### COLLECTED MATERIAL
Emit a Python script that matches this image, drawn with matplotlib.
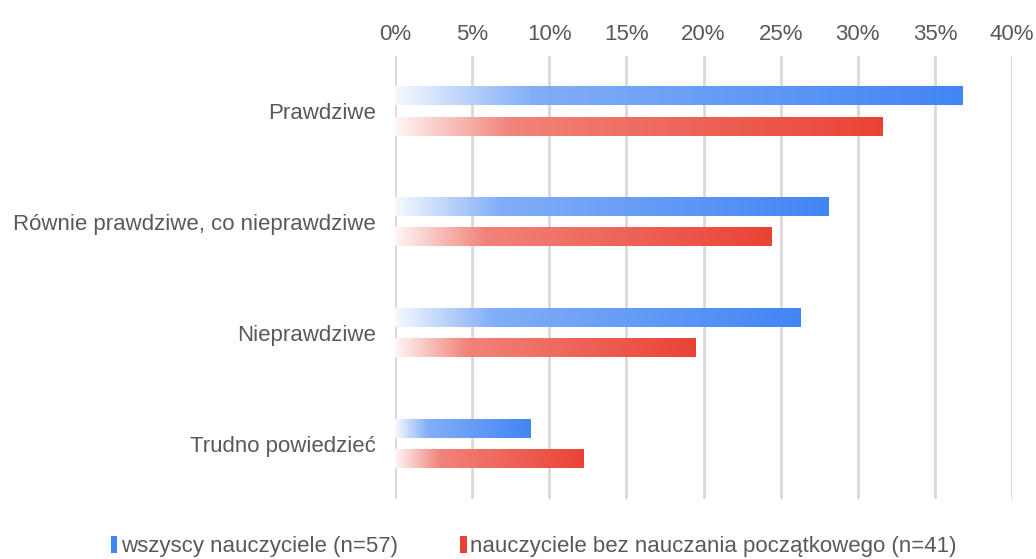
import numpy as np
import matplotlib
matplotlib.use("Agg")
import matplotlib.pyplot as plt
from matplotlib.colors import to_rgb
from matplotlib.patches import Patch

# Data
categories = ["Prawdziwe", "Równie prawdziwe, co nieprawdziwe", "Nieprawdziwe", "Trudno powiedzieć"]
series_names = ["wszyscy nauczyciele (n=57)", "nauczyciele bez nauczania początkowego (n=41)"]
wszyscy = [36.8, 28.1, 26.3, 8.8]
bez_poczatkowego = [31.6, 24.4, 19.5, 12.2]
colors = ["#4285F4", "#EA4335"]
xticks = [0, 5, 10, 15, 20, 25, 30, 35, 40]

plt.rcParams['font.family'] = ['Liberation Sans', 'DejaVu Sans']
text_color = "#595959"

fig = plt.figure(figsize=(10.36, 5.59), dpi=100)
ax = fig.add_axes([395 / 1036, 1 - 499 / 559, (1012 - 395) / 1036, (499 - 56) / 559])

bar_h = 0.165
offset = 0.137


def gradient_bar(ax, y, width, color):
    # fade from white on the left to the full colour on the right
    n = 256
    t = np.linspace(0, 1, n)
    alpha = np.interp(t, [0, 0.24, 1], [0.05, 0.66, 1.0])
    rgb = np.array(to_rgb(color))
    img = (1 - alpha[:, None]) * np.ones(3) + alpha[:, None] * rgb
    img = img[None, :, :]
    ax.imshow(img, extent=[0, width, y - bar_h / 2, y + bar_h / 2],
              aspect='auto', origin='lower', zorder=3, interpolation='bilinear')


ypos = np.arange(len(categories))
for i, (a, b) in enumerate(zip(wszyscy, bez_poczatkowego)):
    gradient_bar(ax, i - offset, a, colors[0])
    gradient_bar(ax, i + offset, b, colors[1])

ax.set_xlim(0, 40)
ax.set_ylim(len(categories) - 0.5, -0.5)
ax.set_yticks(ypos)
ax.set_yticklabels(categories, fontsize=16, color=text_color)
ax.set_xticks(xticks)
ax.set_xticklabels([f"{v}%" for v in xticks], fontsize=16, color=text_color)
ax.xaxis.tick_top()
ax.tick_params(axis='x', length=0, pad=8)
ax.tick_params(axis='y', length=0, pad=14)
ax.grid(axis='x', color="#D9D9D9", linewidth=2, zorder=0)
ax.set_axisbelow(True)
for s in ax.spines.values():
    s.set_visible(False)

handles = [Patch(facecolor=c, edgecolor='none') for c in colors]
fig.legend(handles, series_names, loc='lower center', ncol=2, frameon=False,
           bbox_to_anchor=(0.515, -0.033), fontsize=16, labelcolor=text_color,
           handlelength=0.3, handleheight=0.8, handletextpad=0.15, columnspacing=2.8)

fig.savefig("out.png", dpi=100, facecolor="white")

### DIRECTIONS FOR THIS TASK
Quote each line of the listing exactly, but leave the pictures out.

### TASK SOLUTION
Emit a Python script that matches this image, drawn with matplotlib.
import numpy as np
import matplotlib
matplotlib.use("Agg")
import matplotlib.pyplot as plt
from matplotlib.colors import to_rgb
from matplotlib.patches import Patch

# Data
categories = ["Prawdziwe", "Równie prawdziwe, co nieprawdziwe", "Nieprawdziwe", "Trudno powiedzieć"]
series_names = ["wszyscy nauczyciele (n=57)", "nauczyciele bez nauczania początkowego (n=41)"]
wszyscy = [36.8, 28.1, 26.3, 8.8]
bez_poczatkowego = [31.6, 24.4, 19.5, 12.2]
colors = ["#4285F4", "#EA4335"]
xticks = [0, 5, 10, 15, 20, 25, 30, 35, 40]

plt.rcParams['font.family'] = ['Liberation Sans', 'DejaVu Sans']
text_color = "#595959"

fig = plt.figure(figsize=(10.36, 5.59), dpi=100)
ax = fig.add_axes([395 / 1036, 1 - 499 / 559, (1012 - 395) / 1036, (499 - 56) / 559])

bar_h = 0.165
offset = 0.137


def gradient_bar(ax, y, width, color):
    # fade from white on the left to the full colour on the right
    n = 256
    t = np.linspace(0, 1, n)
    alpha = np.interp(t, [0, 0.24, 1], [0.05, 0.66, 1.0])
    rgb = np.array(to_rgb(color))
    img = (1 - alpha[:, None]) * np.ones(3) + alpha[:, None] * rgb
    img = img[None, :, :]
    ax.imshow(img, extent=[0, width, y - bar_h / 2, y + bar_h / 2],
              aspect='auto', origin='lower', zorder=3, interpolation='bilinear')


ypos = np.arange(len(categories))
for i, (a, b) in enumerate(zip(wszyscy, bez_poczatkowego)):
    gradient_bar(ax, i - offset, a, colors[0])
    gradient_bar(ax, i + offset, b, colors[1])

ax.set_xlim(0, 40)
ax.set_ylim(len(categories) - 0.5, -0.5)
ax.set_yticks(ypos)
ax.set_yticklabels(categories, fontsize=16, color=text_color)
ax.set_xticks(xticks)
ax.set_xticklabels([f"{v}%" for v in xticks], fontsize=16, color=text_color)
ax.xaxis.tick_top()
ax.tick_params(axis='x', length=0, pad=8)
ax.tick_params(axis='y', length=0, pad=14)
ax.grid(axis='x', color="#D9D9D9", linewidth=2, zorder=0)
ax.set_axisbelow(True)
for s in ax.spines.values():
    s.set_visible(False)

handles = [Patch(facecolor=c, edgecolor='none') for c in colors]
fig.legend(handles, series_names, loc='lower center', ncol=2, frameon=False,
           bbox_to_anchor=(0.515, -0.033), fontsize=16, labelcolor=text_color,
           handlelength=0.3, handleheight=0.8, handletextpad=0.15, columnspacing=2.8)

fig.savefig("out.png", dpi=100, facecolor="white")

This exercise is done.